§ RAW DATA:
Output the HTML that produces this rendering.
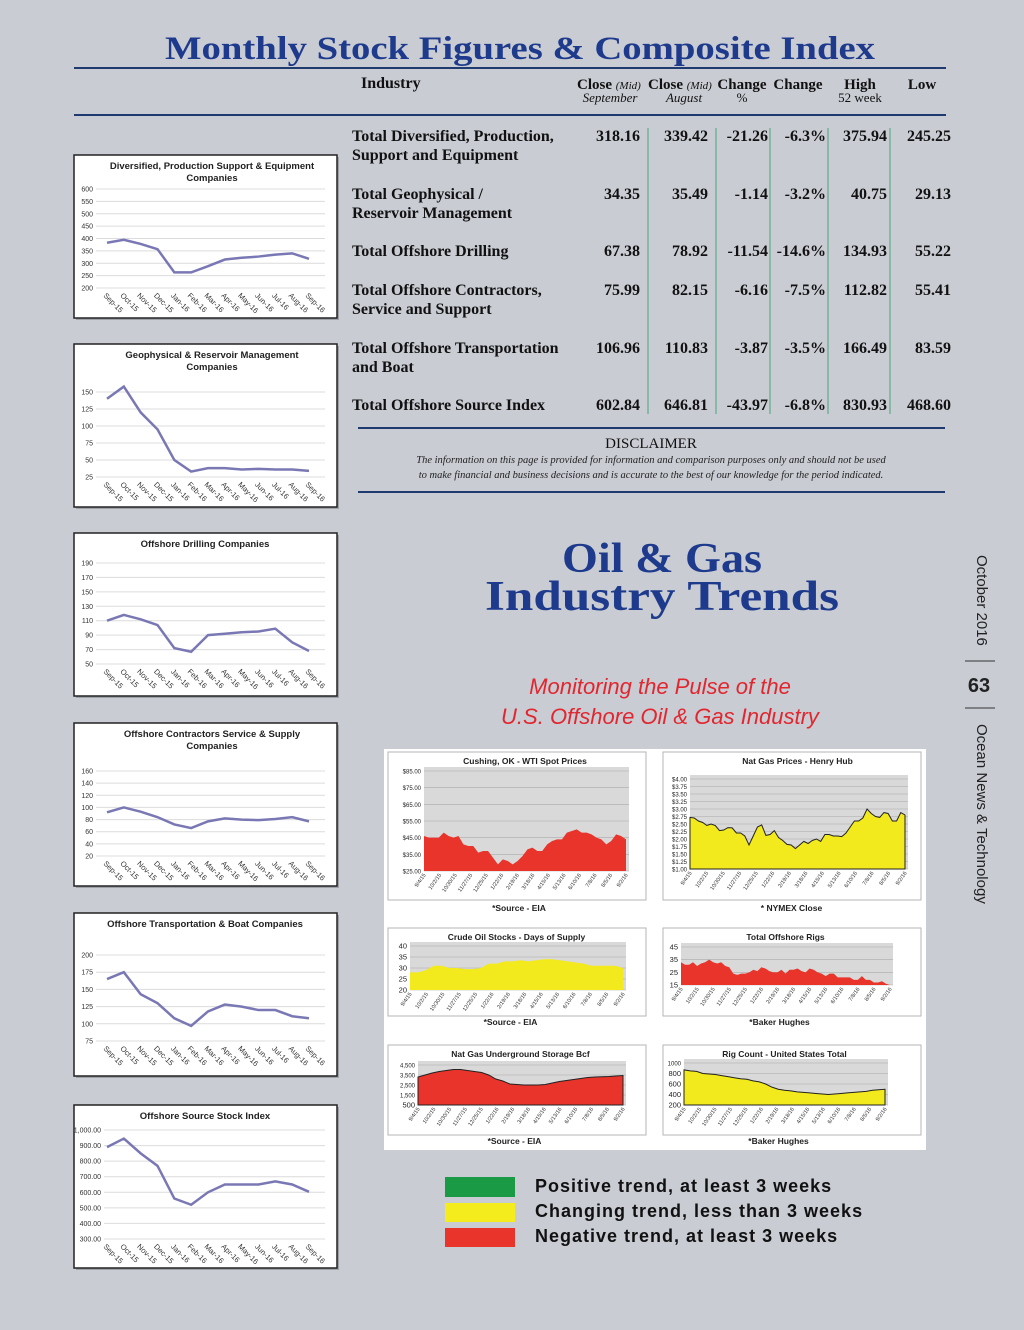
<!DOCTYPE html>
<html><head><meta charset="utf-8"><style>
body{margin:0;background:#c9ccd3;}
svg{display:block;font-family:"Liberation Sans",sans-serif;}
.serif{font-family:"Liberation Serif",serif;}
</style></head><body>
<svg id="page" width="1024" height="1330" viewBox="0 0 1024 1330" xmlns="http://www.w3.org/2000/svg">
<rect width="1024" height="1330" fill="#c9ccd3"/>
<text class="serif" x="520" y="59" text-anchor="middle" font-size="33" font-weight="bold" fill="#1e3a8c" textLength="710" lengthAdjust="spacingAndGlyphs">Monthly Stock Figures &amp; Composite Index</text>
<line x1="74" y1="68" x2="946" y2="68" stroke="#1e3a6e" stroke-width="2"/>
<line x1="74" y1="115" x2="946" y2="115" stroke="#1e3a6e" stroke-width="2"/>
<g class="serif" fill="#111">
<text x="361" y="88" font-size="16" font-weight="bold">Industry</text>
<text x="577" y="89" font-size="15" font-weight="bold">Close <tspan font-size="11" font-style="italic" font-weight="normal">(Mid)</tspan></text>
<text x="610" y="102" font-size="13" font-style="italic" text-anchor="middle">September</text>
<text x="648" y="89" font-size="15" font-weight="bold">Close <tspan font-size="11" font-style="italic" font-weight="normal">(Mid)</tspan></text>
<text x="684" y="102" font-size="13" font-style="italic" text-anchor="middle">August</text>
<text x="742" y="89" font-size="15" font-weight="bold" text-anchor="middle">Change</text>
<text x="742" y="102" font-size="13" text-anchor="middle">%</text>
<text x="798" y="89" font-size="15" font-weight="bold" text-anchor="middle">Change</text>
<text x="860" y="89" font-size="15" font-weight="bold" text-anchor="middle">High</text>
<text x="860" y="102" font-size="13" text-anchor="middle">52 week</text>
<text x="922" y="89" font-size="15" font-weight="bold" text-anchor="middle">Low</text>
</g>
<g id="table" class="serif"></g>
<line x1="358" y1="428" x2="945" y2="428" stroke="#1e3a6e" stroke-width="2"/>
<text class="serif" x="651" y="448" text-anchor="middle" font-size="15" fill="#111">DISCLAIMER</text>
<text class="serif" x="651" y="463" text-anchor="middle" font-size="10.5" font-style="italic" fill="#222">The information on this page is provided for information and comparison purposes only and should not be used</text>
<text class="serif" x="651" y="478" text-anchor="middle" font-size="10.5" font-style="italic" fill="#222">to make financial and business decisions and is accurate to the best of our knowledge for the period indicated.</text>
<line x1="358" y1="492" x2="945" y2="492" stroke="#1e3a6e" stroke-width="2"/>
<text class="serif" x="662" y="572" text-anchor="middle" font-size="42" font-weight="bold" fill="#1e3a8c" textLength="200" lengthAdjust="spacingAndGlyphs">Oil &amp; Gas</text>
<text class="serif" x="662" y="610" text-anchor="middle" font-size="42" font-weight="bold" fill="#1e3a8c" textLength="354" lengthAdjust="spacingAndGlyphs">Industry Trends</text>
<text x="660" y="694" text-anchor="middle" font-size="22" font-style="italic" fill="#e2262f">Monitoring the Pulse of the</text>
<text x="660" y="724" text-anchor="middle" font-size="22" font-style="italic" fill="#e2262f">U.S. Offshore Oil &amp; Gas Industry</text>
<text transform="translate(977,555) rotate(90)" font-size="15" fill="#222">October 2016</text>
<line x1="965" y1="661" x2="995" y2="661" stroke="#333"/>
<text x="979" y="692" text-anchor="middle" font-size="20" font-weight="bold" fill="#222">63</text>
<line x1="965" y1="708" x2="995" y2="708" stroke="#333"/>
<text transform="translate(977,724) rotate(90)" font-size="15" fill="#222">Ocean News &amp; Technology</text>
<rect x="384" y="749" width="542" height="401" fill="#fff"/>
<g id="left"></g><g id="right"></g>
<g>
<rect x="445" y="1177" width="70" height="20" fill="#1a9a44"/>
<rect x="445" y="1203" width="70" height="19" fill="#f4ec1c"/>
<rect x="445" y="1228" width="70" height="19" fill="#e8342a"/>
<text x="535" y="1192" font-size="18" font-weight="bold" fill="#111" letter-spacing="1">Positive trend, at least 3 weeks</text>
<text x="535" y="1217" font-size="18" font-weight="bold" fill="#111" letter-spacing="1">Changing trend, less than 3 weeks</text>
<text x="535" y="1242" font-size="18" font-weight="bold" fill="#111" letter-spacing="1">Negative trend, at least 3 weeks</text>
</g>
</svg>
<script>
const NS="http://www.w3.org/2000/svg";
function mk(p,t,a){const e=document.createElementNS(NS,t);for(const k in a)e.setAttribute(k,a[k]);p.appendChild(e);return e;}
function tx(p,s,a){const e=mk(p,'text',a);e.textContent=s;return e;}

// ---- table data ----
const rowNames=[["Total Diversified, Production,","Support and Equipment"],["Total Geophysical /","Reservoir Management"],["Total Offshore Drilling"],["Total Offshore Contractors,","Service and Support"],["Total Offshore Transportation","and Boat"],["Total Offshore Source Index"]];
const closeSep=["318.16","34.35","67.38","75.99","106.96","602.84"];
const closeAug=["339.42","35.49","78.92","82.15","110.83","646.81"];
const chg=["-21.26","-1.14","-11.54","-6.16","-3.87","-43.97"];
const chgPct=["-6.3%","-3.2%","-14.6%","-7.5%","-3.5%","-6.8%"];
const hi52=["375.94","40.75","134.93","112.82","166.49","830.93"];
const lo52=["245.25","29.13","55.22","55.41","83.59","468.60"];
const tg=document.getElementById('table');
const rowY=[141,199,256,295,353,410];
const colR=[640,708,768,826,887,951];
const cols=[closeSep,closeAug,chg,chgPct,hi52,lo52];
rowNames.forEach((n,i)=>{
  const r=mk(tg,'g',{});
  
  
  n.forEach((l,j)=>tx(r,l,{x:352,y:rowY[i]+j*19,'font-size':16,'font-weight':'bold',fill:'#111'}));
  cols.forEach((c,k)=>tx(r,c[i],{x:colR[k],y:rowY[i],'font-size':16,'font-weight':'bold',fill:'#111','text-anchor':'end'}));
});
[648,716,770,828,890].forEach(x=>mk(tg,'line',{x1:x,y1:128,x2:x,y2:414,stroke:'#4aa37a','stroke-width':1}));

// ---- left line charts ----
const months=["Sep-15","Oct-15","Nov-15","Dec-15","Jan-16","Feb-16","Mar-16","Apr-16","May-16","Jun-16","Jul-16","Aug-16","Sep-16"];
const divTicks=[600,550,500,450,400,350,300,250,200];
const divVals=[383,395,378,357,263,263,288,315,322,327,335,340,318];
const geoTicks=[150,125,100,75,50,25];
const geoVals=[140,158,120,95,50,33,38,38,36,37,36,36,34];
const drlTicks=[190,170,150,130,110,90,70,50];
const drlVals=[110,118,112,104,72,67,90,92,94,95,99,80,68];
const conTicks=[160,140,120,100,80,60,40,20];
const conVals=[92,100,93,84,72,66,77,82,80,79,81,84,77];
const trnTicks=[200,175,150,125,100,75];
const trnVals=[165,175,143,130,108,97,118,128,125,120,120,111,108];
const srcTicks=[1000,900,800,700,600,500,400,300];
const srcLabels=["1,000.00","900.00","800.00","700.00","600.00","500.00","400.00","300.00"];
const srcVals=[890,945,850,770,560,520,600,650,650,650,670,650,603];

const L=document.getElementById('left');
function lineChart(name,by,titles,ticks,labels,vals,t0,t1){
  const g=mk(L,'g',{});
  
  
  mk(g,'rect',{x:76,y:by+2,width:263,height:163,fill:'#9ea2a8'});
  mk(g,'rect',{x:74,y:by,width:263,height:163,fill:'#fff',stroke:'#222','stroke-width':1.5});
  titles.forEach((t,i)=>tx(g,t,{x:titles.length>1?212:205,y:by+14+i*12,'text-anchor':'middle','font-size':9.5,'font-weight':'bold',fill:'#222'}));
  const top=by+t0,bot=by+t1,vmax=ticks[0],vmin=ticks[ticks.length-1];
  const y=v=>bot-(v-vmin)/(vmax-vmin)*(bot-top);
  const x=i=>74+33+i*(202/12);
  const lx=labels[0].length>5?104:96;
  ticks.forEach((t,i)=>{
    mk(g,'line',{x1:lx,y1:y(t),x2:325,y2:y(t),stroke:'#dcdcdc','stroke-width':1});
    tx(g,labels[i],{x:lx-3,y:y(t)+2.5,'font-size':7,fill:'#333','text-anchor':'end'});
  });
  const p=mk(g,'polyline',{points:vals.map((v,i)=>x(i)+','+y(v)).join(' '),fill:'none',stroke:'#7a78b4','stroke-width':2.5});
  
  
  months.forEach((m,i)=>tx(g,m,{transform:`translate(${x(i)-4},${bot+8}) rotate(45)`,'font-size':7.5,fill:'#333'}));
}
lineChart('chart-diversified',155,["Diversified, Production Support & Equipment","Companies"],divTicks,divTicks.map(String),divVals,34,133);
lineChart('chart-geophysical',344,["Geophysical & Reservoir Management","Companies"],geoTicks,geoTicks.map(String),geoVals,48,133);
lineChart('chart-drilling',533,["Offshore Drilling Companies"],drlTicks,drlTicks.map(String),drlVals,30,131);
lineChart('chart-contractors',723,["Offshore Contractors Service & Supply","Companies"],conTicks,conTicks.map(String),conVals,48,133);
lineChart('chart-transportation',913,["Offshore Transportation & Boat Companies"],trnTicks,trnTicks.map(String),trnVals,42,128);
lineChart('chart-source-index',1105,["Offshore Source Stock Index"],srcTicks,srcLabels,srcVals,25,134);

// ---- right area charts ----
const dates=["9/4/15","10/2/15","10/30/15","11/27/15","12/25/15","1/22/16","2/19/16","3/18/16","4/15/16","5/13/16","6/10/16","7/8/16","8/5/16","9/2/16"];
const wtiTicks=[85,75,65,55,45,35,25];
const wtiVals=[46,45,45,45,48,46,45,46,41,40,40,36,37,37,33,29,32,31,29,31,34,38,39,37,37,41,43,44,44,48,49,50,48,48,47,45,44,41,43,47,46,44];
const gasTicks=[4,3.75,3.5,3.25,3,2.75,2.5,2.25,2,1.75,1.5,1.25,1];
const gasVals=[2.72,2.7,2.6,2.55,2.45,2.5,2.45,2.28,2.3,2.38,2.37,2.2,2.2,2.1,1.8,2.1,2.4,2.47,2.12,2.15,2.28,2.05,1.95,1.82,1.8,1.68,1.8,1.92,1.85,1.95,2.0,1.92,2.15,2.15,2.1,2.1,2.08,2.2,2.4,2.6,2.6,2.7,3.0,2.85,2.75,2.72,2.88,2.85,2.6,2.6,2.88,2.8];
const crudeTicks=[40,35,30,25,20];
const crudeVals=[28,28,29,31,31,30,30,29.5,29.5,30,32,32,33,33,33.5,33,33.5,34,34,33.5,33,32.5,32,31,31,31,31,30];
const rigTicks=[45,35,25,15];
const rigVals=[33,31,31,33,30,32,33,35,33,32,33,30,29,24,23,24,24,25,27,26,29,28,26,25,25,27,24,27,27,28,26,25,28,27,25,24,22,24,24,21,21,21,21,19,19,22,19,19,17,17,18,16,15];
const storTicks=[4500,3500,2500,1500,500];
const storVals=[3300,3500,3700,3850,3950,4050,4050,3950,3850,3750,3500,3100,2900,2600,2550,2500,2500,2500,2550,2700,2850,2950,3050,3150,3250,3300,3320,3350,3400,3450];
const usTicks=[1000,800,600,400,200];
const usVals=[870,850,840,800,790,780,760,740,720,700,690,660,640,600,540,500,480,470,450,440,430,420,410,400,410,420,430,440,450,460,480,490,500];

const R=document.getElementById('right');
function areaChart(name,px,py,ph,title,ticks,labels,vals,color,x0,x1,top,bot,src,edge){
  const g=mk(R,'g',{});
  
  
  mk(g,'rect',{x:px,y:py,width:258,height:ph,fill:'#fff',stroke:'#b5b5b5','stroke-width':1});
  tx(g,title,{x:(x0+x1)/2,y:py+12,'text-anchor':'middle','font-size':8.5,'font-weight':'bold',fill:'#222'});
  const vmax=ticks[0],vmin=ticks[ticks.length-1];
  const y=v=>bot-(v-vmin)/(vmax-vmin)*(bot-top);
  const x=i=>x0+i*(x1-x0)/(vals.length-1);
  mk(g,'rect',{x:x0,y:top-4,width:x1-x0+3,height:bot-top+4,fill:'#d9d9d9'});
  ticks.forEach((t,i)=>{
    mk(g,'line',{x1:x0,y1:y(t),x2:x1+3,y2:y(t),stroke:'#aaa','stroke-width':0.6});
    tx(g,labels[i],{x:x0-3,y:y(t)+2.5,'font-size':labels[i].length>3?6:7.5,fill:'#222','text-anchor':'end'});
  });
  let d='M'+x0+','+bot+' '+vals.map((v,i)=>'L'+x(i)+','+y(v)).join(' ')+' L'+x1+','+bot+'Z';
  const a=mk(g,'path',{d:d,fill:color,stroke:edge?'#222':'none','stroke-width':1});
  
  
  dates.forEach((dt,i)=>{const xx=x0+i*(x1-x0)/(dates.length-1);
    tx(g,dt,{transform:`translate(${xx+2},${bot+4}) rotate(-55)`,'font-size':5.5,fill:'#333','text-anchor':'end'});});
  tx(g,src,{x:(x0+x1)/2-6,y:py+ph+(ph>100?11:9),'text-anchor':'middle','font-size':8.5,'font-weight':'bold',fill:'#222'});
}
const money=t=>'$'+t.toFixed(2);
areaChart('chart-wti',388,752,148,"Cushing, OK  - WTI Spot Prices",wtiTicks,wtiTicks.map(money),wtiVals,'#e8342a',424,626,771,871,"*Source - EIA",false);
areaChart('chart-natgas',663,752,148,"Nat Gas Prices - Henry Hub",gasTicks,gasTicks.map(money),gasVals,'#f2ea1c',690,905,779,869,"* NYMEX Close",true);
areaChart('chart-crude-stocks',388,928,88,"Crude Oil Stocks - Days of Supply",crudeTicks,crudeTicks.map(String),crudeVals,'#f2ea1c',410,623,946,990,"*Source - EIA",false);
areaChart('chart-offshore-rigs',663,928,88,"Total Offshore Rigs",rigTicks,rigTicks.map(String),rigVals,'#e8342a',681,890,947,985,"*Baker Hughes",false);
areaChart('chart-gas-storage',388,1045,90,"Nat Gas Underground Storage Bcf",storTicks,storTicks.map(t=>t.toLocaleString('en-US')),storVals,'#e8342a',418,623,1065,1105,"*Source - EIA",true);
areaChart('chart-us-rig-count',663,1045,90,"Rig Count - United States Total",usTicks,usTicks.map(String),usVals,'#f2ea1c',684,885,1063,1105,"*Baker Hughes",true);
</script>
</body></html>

§ TASK TO CARRY OUT:
Where a line of the material above holds the string "this", copy that line.

§ WRITTEN SOLUTION:
Output the HTML that produces this rendering.
<text class="serif" x="651" y="463" text-anchor="middle" font-size="10.5" font-style="italic" fill="#222">The information on this page is provided for information and comparison purposes only and should not be used</text>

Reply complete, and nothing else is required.